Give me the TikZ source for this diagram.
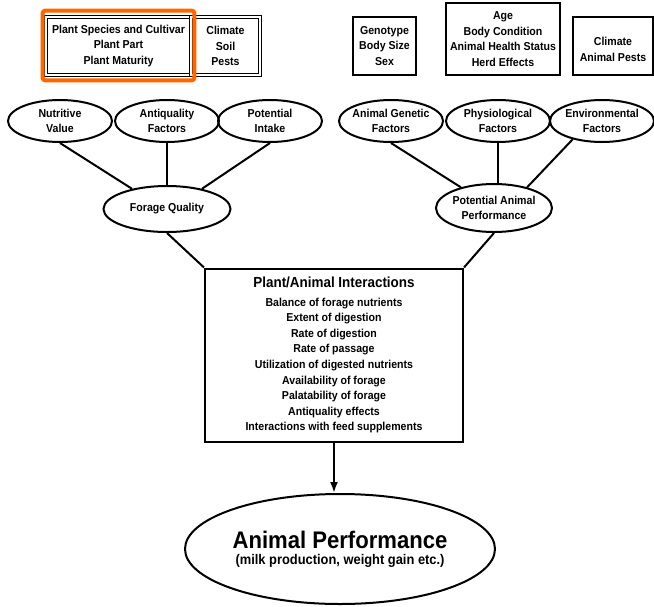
\documentclass[tikz,border=0pt]{standalone}
\usepackage{fontspec}
\setmainfont{Liberation Sans}[FakeStretch=0.92]
\usetikzlibrary{shapes.geometric,arrows.meta,calc}
\definecolor{hlorange}{RGB}{255,102,0}

\begin{document}
\begin{tikzpicture}[x=1pt,y=-1pt,line width=2pt,
  font=\bfseries\fontsize{11.5}{15.6}\selectfont,
  oval/.style={ellipse,draw,align=center,inner xsep=-22pt,inner ysep=-4pt,minimum width=104pt,minimum height=42pt},
  infobox/.style={draw,align=center,inner sep=0pt},
  dblbox/.style={infobox,line width=0.9pt,double,double distance=1.4pt}]
\useasboundingbox (0,0) rectangle (654,606);
\node[dblbox,minimum width=145pt,minimum height=58pt] (plant) at (118.5,46) {Plant Species and Cultivar\\Plant Part\\Plant Maturity};
\node[dblbox,minimum width=69pt,minimum height=58pt] (climsoil) at (225.5,46) {Climate\\Soil\\Pests};
\node[infobox,minimum width=63pt,minimum height=58pt] (genotype) at (384.5,46) {Genotype\\Body Size\\Sex};
\node[infobox,minimum width=114pt,minimum height=72pt] (age) at (503,39) {Age\\Body Condition\\Animal Health Status\\Herd Effects};
\node[infobox,minimum width=80pt,minimum height=58pt] (climpests) at (613,46) {\mbox{}\\Climate\\Animal Pests};

\node[oval] (nutval) at (60,121) {Nutritive\\Value};
\node[oval] (antiq) at (167,121) {Antiquality\\Factors};
\node[oval] (intake) at (270,121) {Potential\\Intake};
\node[oval] (genetic) at (391,121) {Animal Genetic\\Factors};
\node[oval] (physio) at (498,121) {Physiological\\Factors};
\node[oval] (environ) at (602,121) {Environmental\\Factors};

\node[ellipse,draw,inner sep=0pt,minimum width=127pt,minimum height=46pt] (forage) at (167,209) {Forage Quality};
\node[ellipse,draw,align=center,inner xsep=-14pt,minimum width=116pt,minimum height=48pt] (potperf) at (494,208) {Potential Animal\\Performance};

\node[infobox,minimum width=258pt,minimum height=173pt] (interact) at (334,355) {{\fontsize{14.6}{16}\selectfont Plant/Animal Interactions}\\[3pt]
Balance of forage nutrients\\Extent of digestion\\Rate of digestion\\Rate of passage\\Utilization of digested nutrients\\
Availability of forage\\Palatability of forage\\Antiquality effects\\Interactions with feed supplements};

\node[ellipse,draw,inner sep=0pt,minimum width=310pt,minimum height=110pt,align=center] (animperf) at (340,549) {{\fontsize{24}{26}\selectfont Animal Performance}\\{\fontsize{14}{18}\selectfont (milk production, weight gain etc.)}};

\draw (nutval.south) -- (forage.150);
\draw (antiq.south) -- (forage.north);
\draw (intake.south) -- (forage.30);
\draw (genetic.south) -- (potperf.148);
\draw (physio.south) -- (physio.south |- potperf.north);
\draw (environ.212) -- (potperf.32);
\draw (forage.south) -- (interact.north west);
\draw (potperf.south) -- (interact.north east);
\draw[-{Latex[length=11pt,width=8pt]}] (interact.south) -- (interact.south |- animperf.north);

\draw[hlorange,line width=4pt,rounded corners=3pt] ($(plant.north west)+(-3,-6)$) rectangle ($(plant.south east)+(3,5)$);
\end{tikzpicture}
\end{document}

> **EXERCISE**
Transcribe the material exactly, leaving every picture out.

> **THE OUTPUT**
Give me the TikZ source for this diagram.
\documentclass[tikz,border=0pt]{standalone}
\usepackage{fontspec}
\setmainfont{Liberation Sans}[FakeStretch=0.92]
\usetikzlibrary{shapes.geometric,arrows.meta,calc}
\definecolor{hlorange}{RGB}{255,102,0}

\begin{document}
\begin{tikzpicture}[x=1pt,y=-1pt,line width=2pt,
  font=\bfseries\fontsize{11.5}{15.6}\selectfont,
  oval/.style={ellipse,draw,align=center,inner xsep=-22pt,inner ysep=-4pt,minimum width=104pt,minimum height=42pt},
  infobox/.style={draw,align=center,inner sep=0pt},
  dblbox/.style={infobox,line width=0.9pt,double,double distance=1.4pt}]
\useasboundingbox (0,0) rectangle (654,606);
\node[dblbox,minimum width=145pt,minimum height=58pt] (plant) at (118.5,46) {Plant Species and Cultivar\\Plant Part\\Plant Maturity};
\node[dblbox,minimum width=69pt,minimum height=58pt] (climsoil) at (225.5,46) {Climate\\Soil\\Pests};
\node[infobox,minimum width=63pt,minimum height=58pt] (genotype) at (384.5,46) {Genotype\\Body Size\\Sex};
\node[infobox,minimum width=114pt,minimum height=72pt] (age) at (503,39) {Age\\Body Condition\\Animal Health Status\\Herd Effects};
\node[infobox,minimum width=80pt,minimum height=58pt] (climpests) at (613,46) {\mbox{}\\Climate\\Animal Pests};

\node[oval] (nutval) at (60,121) {Nutritive\\Value};
\node[oval] (antiq) at (167,121) {Antiquality\\Factors};
\node[oval] (intake) at (270,121) {Potential\\Intake};
\node[oval] (genetic) at (391,121) {Animal Genetic\\Factors};
\node[oval] (physio) at (498,121) {Physiological\\Factors};
\node[oval] (environ) at (602,121) {Environmental\\Factors};

\node[ellipse,draw,inner sep=0pt,minimum width=127pt,minimum height=46pt] (forage) at (167,209) {Forage Quality};
\node[ellipse,draw,align=center,inner xsep=-14pt,minimum width=116pt,minimum height=48pt] (potperf) at (494,208) {Potential Animal\\Performance};

\node[infobox,minimum width=258pt,minimum height=173pt] (interact) at (334,355) {{\fontsize{14.6}{16}\selectfont Plant/Animal Interactions}\\[3pt]
Balance of forage nutrients\\Extent of digestion\\Rate of digestion\\Rate of passage\\Utilization of digested nutrients\\
Availability of forage\\Palatability of forage\\Antiquality effects\\Interactions with feed supplements};

\node[ellipse,draw,inner sep=0pt,minimum width=310pt,minimum height=110pt,align=center] (animperf) at (340,549) {{\fontsize{24}{26}\selectfont Animal Performance}\\{\fontsize{14}{18}\selectfont (milk production, weight gain etc.)}};

\draw (nutval.south) -- (forage.150);
\draw (antiq.south) -- (forage.north);
\draw (intake.south) -- (forage.30);
\draw (genetic.south) -- (potperf.148);
\draw (physio.south) -- (physio.south |- potperf.north);
\draw (environ.212) -- (potperf.32);
\draw (forage.south) -- (interact.north west);
\draw (potperf.south) -- (interact.north east);
\draw[-{Latex[length=11pt,width=8pt]}] (interact.south) -- (interact.south |- animperf.north);

\draw[hlorange,line width=4pt,rounded corners=3pt] ($(plant.north west)+(-3,-6)$) rectangle ($(plant.south east)+(3,5)$);
\end{tikzpicture}
\end{document}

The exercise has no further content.